__PROVIDED DATA__:
_ _ _ _

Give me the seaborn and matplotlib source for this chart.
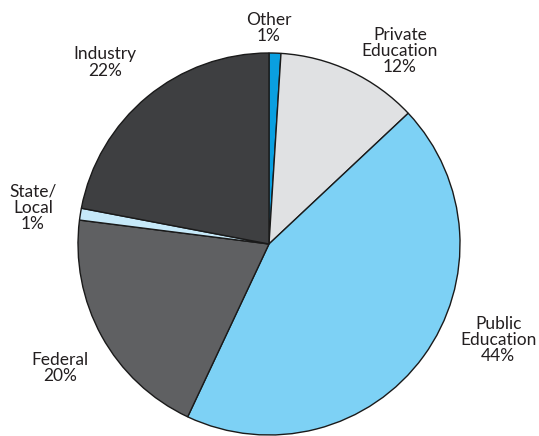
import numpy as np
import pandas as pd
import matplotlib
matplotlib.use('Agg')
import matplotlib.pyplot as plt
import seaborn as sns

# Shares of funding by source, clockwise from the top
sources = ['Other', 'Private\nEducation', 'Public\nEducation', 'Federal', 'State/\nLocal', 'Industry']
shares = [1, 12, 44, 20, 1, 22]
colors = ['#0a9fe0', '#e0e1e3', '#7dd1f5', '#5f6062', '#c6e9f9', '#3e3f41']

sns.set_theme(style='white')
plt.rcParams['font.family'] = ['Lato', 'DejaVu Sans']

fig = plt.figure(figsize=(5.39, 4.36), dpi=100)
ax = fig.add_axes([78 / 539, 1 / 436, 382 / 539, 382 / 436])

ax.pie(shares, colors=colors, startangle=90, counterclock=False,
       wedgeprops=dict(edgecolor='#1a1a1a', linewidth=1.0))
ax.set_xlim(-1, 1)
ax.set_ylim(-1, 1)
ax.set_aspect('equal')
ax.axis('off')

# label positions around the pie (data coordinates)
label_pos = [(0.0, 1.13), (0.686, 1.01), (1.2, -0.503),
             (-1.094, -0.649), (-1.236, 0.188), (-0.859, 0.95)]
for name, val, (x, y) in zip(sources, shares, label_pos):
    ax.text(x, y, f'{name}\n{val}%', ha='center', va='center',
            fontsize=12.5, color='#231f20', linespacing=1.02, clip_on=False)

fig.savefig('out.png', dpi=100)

_ _ _ _

__TASK__: Repeat the full listing above exactly, with no pictures in the copy.

__RESULT OF THE TASK__:
Give me the seaborn and matplotlib source for this chart.
import numpy as np
import pandas as pd
import matplotlib
matplotlib.use('Agg')
import matplotlib.pyplot as plt
import seaborn as sns

# Shares of funding by source, clockwise from the top
sources = ['Other', 'Private\nEducation', 'Public\nEducation', 'Federal', 'State/\nLocal', 'Industry']
shares = [1, 12, 44, 20, 1, 22]
colors = ['#0a9fe0', '#e0e1e3', '#7dd1f5', '#5f6062', '#c6e9f9', '#3e3f41']

sns.set_theme(style='white')
plt.rcParams['font.family'] = ['Lato', 'DejaVu Sans']

fig = plt.figure(figsize=(5.39, 4.36), dpi=100)
ax = fig.add_axes([78 / 539, 1 / 436, 382 / 539, 382 / 436])

ax.pie(shares, colors=colors, startangle=90, counterclock=False,
       wedgeprops=dict(edgecolor='#1a1a1a', linewidth=1.0))
ax.set_xlim(-1, 1)
ax.set_ylim(-1, 1)
ax.set_aspect('equal')
ax.axis('off')

# label positions around the pie (data coordinates)
label_pos = [(0.0, 1.13), (0.686, 1.01), (1.2, -0.503),
             (-1.094, -0.649), (-1.236, 0.188), (-0.859, 0.95)]
for name, val, (x, y) in zip(sources, shares, label_pos):
    ax.text(x, y, f'{name}\n{val}%', ha='center', va='center',
            fontsize=12.5, color='#231f20', linespacing=1.02, clip_on=False)

fig.savefig('out.png', dpi=100)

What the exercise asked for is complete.